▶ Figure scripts
▽

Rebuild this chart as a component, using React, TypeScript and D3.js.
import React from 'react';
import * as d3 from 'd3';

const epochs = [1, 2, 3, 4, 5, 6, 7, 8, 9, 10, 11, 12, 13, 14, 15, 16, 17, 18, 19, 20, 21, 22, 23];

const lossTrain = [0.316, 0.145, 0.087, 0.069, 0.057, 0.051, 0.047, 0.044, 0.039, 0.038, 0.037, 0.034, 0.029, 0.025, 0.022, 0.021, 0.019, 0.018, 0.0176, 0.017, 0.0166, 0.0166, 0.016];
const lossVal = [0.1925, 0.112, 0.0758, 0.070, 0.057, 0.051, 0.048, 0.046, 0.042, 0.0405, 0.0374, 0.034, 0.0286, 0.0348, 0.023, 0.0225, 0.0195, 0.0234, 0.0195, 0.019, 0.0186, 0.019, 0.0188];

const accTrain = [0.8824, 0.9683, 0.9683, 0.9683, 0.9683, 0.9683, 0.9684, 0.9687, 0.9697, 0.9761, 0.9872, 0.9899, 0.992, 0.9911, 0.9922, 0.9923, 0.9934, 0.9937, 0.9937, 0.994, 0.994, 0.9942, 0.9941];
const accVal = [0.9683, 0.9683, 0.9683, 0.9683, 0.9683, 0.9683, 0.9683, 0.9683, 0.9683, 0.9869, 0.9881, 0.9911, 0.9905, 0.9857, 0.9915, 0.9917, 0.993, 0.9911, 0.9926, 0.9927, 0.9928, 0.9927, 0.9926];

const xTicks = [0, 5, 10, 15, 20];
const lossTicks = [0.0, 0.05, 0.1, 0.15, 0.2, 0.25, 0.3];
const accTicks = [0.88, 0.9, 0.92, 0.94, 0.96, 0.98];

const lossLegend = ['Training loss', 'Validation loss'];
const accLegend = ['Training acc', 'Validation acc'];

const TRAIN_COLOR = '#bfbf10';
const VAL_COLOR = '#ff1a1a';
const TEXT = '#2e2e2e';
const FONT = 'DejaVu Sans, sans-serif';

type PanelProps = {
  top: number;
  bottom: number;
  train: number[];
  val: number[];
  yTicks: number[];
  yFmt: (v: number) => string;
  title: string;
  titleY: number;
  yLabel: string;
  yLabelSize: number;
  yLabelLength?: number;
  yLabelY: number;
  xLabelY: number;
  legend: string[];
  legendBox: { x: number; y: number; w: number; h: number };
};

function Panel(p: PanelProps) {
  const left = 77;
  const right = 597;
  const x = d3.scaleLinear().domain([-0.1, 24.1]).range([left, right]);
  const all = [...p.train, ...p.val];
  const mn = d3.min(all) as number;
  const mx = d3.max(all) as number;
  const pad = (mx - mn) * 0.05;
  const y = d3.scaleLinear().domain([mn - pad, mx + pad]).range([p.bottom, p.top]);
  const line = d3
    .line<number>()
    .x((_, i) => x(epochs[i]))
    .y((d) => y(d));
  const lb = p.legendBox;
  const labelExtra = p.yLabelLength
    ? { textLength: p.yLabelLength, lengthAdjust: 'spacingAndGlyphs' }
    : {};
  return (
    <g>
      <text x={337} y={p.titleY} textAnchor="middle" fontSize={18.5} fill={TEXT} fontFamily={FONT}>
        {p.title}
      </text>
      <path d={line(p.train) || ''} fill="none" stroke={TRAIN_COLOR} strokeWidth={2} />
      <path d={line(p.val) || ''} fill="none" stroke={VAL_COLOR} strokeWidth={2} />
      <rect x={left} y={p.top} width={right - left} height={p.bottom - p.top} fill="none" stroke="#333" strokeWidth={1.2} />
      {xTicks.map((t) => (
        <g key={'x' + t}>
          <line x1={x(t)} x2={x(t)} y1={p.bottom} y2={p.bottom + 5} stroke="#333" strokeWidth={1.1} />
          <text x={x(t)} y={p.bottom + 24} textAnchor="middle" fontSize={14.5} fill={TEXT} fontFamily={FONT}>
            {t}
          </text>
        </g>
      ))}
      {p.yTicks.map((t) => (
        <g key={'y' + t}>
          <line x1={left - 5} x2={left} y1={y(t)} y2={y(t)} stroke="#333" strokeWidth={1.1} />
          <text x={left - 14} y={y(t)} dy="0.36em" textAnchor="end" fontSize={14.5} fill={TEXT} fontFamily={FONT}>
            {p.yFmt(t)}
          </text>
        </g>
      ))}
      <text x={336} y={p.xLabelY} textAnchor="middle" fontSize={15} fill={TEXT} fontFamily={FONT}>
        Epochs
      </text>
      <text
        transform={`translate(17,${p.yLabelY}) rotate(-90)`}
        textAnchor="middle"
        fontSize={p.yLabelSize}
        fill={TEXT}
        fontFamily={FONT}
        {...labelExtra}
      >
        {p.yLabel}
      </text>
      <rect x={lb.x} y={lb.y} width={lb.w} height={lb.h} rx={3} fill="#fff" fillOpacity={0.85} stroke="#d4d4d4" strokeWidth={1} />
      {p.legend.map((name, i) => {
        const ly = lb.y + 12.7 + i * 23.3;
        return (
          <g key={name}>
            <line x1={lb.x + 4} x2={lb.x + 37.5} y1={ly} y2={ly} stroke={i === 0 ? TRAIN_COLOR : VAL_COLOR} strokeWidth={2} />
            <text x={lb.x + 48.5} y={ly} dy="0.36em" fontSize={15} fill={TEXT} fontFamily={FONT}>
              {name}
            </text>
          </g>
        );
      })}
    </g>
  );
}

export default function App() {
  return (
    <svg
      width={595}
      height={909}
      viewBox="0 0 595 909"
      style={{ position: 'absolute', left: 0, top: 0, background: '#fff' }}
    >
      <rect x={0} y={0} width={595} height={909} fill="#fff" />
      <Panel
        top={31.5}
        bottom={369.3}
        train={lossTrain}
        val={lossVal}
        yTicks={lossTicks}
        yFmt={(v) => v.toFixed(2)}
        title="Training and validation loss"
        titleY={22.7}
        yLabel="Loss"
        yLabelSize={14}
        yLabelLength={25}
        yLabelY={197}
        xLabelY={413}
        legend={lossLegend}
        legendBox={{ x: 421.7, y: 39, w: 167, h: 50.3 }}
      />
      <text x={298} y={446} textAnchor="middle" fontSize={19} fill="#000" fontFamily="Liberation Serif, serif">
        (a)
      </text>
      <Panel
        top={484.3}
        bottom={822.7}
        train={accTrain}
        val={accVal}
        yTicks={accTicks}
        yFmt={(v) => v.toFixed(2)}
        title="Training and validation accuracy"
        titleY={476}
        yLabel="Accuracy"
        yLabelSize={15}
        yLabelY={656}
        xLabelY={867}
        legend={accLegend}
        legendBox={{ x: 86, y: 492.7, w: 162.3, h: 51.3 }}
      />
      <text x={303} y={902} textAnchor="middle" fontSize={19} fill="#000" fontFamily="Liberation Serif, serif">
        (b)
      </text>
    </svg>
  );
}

△
▽

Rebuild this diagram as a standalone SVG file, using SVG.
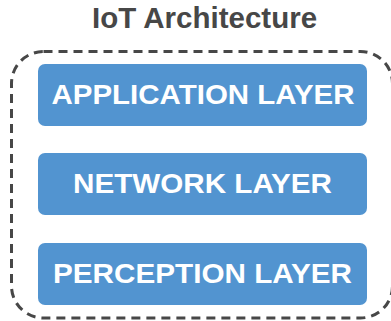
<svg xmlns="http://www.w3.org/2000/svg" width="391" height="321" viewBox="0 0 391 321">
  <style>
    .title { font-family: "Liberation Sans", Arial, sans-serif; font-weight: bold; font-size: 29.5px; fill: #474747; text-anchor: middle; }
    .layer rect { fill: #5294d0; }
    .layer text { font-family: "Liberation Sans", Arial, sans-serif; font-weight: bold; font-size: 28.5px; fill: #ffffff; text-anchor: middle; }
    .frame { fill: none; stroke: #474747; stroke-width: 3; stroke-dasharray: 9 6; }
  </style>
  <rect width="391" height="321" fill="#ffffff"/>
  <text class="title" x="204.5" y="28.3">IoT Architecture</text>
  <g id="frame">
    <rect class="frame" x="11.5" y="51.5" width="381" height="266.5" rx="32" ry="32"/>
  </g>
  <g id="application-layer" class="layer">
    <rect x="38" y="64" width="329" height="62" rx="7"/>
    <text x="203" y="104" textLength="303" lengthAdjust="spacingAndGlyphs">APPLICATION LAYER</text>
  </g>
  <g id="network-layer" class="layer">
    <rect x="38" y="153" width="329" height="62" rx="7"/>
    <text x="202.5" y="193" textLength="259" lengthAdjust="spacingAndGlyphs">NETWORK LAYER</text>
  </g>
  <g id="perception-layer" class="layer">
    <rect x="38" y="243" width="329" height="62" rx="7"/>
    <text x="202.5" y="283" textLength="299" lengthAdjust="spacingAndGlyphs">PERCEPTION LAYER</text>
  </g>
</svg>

△

Output, from the data above, the lines from the line with "Rebuild this chart" to the line with "21, 22, 23];" exactly as they stand, both ends included and nothing else.

Rebuild this chart as a component, using React, TypeScript and D3.js.
import React from 'react';
import * as d3 from 'd3';

const epochs = [1, 2, 3, 4, 5, 6, 7, 8, 9, 10, 11, 12, 13, 14, 15, 16, 17, 18, 19, 20, 21, 22, 23];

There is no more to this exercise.